Telecom operators were early to advertise that they were leaders in the verticals mentioned above. However, now that the chips are down, TBR believes operators are focusing on real, mature IoT opportunity, leading to them drilling down on logistics. Logistics aligns well with telecom operators’ capabilities due to the mobile and distributed use cases. Verticals such as manufacturing provide less opportunity to telecom operators due to the more static and condensed nature of factories. Here are some examples of commercial logistical moves from leading operators:

  • In March 2017 Verizon announced the combination and rebranding of its Verizon Telematics, Fleetmatics and Telogis acquisitions into Verizon Connect. Verizon notes that the rebranding completes the integration of its connected vehicle division with its acquisitions of fleet and mobile workforce management companies Fleetmatics and Telogis. TBR believes the rebranding of Verizon’s telematics businesses into Verizon Connect was a smart move because focusing its IoT business around connecting mobile workforces differentiates Verizon, letting customers clearly know what they can use Verizon Connect for, highlighting its expertise and also making it more partner-friendly. Verizon Connect is now a module that can enhance a broad IoT platform such as Azure IoT.
  • In May 2018 AT&T entered into a partnership with operational technology (OT) behemoth Honeywell to develop IoT solutions for aircraft and freight deployments worldwide. AT&T delivers Honeywell worldwide connectivity, and Honeywell gives AT&T a larger door into industrial engagements.
  • In February AT&T launched two comprehensive solutions with Geotab’s fleet tracking platform, AT&T Fleet Management for Enterprise and AT&T Fleet Management for Government, to provide customers with a holistic view of their transportation assets to improve costs, productivity and safety.
  • TBR believes Telefonica, Vodafone and Orange are also competing for logistics engagements using well-populated landing pages touting their ability to provide logistics-based IoT solutions. Orange, for example, signed a three-year multimillion-euro agreement with Finland-based Cargotec in 4Q17 to codevelop an IoT-based cargo solution.
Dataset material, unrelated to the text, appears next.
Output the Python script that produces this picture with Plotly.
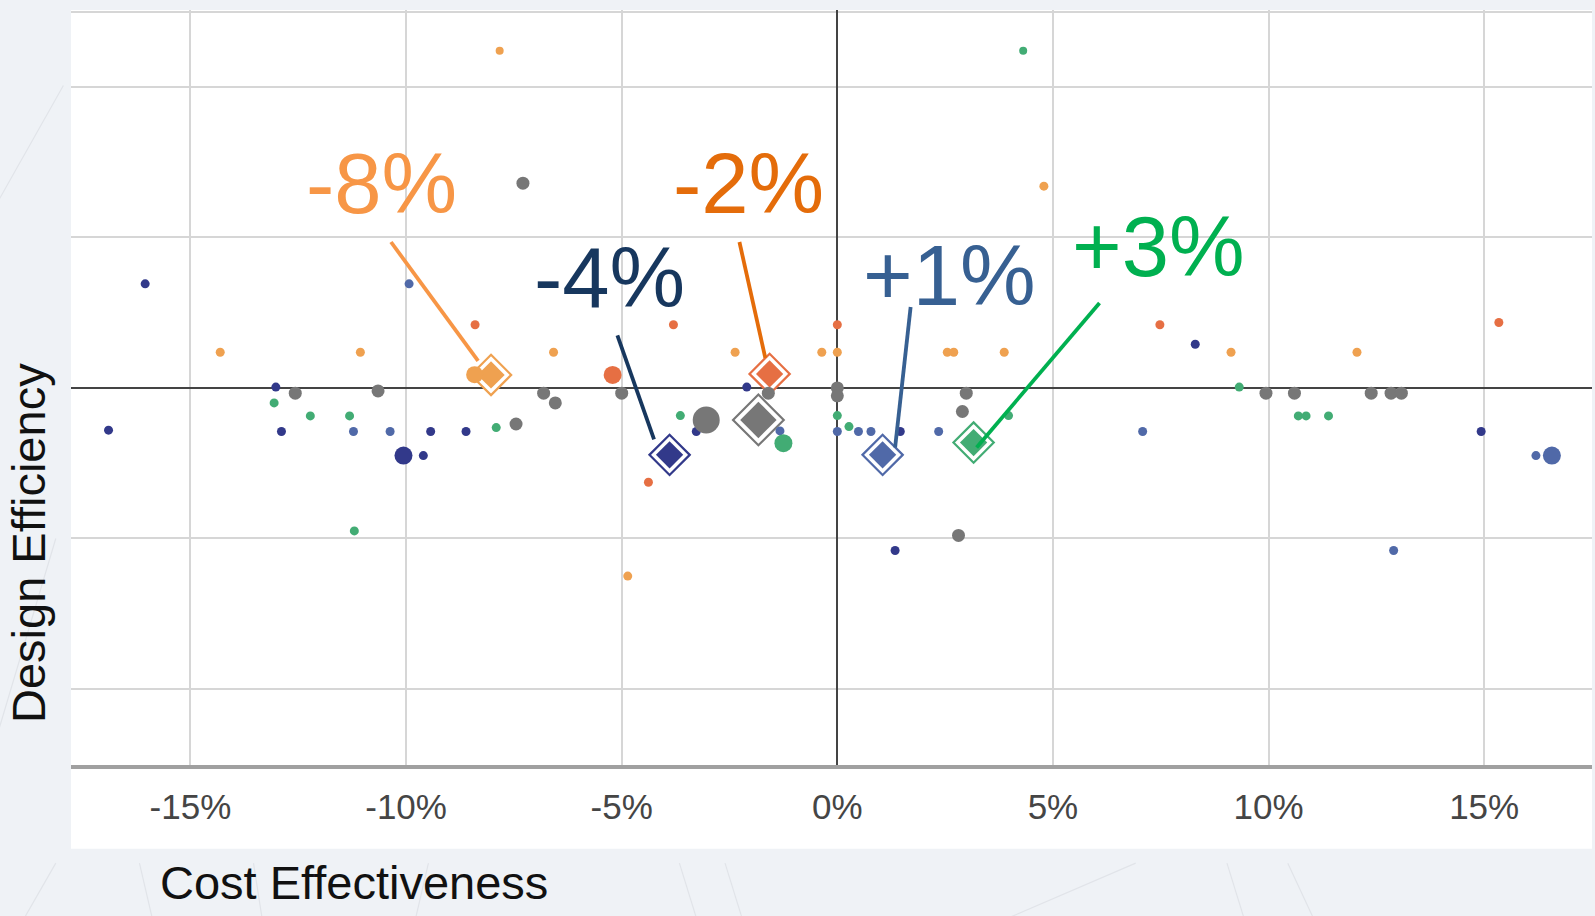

While vendors will compete for logistics business opportunities worldwide, TBR believes Verizon will try to consolidate and win share of the field service and trucking industries in North America; AT&T will focus on air and sea shipping or asset tracking worldwide and leverage its advantage in connected car gained through multiple contracts with leading automakers; and Telefonica, Vodafone and Orange will battle it out for EMEA and LATAM share.